I found the sequences by searching BLAST for the 1000 closest matches to Wuhan-Hu-1's spike protein so that I excluded SARS 2 from the search results.
A very interesting study. Have you thought of making comparisons at some other 'informational level'? So instead of amino acid to amino acid comparisons, use some of those grouping metrics used in the early Expasy. I suppose you are actually doing this when you compare structures. Then there is of course, AlphaFold - https://alphafold.ebi.ac.uk/. All strength to your elbow!!

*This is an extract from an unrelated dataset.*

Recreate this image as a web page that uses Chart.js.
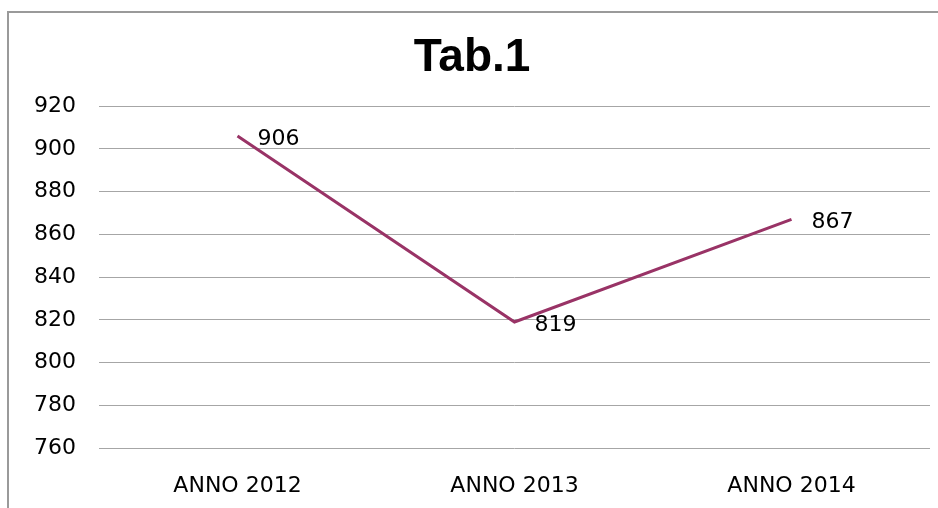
<!DOCTYPE html>
<html>
<head>
<meta charset="utf-8">
<script src="https://cdn.jsdelivr.net/npm/chart.js@4.4.0/dist/chart.umd.min.js"></script>
<style>
  html, body { margin: 0; padding: 0; background: #fff; overflow: hidden; }
  #frame { position: absolute; left: 7px; top: 11px; width: 1000px; height: 600px;
           border-left: 2px solid #9a9a9a; border-top: 2px solid #9a9a9a; }
  #wrap { position: absolute; left: 0; top: 0; width: 938px; height: 508px; }
</style>
</head>
<body>
<div id="frame"></div>
<div id="wrap"><canvas id="chart"></canvas></div>
<script>
// values
var categories = ["ANNO 2012", "ANNO 2013", "ANNO 2014"];
var values = [906, 819, 867];
var yTicks = [760, 780, 800, 820, 840, 860, 880, 900, 920];

// draw the value next to each point
var pointLabels = {
  id: "pointLabels",
  afterDatasetsDraw: function (chart) {
    var ctx = chart.ctx;
    var meta = chart.getDatasetMeta(0);
    ctx.save();
    ctx.font = "22px 'DejaVu Sans'";
    ctx.fillStyle = "#000";
    ctx.textAlign = "left";
    ctx.textBaseline = "middle";
    meta.data.forEach(function (pt, i) {
      ctx.fillText(String(values[i]), pt.x + 20, pt.y + 3);
    });
    ctx.restore();
  }
};

new Chart(document.getElementById("chart"), {
  type: "line",
  data: {
    labels: categories,
    datasets: [{
      label: "Tab.1",
      data: values,
      borderColor: "#993366",
      borderWidth: 3,
      pointRadius: 0,
      tension: 0,
      fill: false
    }]
  },
  options: {
    responsive: true,
    maintainAspectRatio: false,
    animation: false,
    layout: { padding: { left: 14, right: 8, top: 12, bottom: 8 } },
    plugins: {
      legend: { display: false },
      tooltip: { enabled: false },
      title: {
        display: true,
        text: "Tab.1",
        color: "#000",
        font: { family: "'Liberation Sans'", size: 46, weight: "bold" },
        padding: { top: 19, bottom: 20 }
      }
    },
    scales: {
      x: {
        offset: true,
        afterFit: function (scale) { scale.height = 52; },
        grid: { display: false },
        border: { display: false },
        ticks: {
          color: "#000",
          padding: 17,
          maxRotation: 0,
          font: { family: "'DejaVu Sans'", size: 22 }
        }
      },
      y: {
        min: yTicks[0],
        max: yTicks[yTicks.length - 1],
        afterFit: function (scale) { scale.width = 85; },
        afterBuildTicks: function (scale) {
          scale.ticks = yTicks.map(function (v) { return { value: v }; });
        },
        grid: { color: "#a6a6a6", lineWidth: 1, drawTicks: false },
        border: { display: false },
        ticks: {
          color: "#000",
          padding: 23,
          font: { family: "'DejaVu Sans'", size: 22 }
        }
      }
    }
  },
  plugins: [pointLabels]
});
</script>
</body>
</html>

Your basic aim, I assume, is to recognise the fake sequences from the real ones. The gold standard for that is to have another lab repeat the sequencing, or to use the sequences coming from reliable labs, and assume real sequences will have similar structure, so you need a metric of how close an unreliable sequence is to a reliable one. Apologies,I'm just mulling.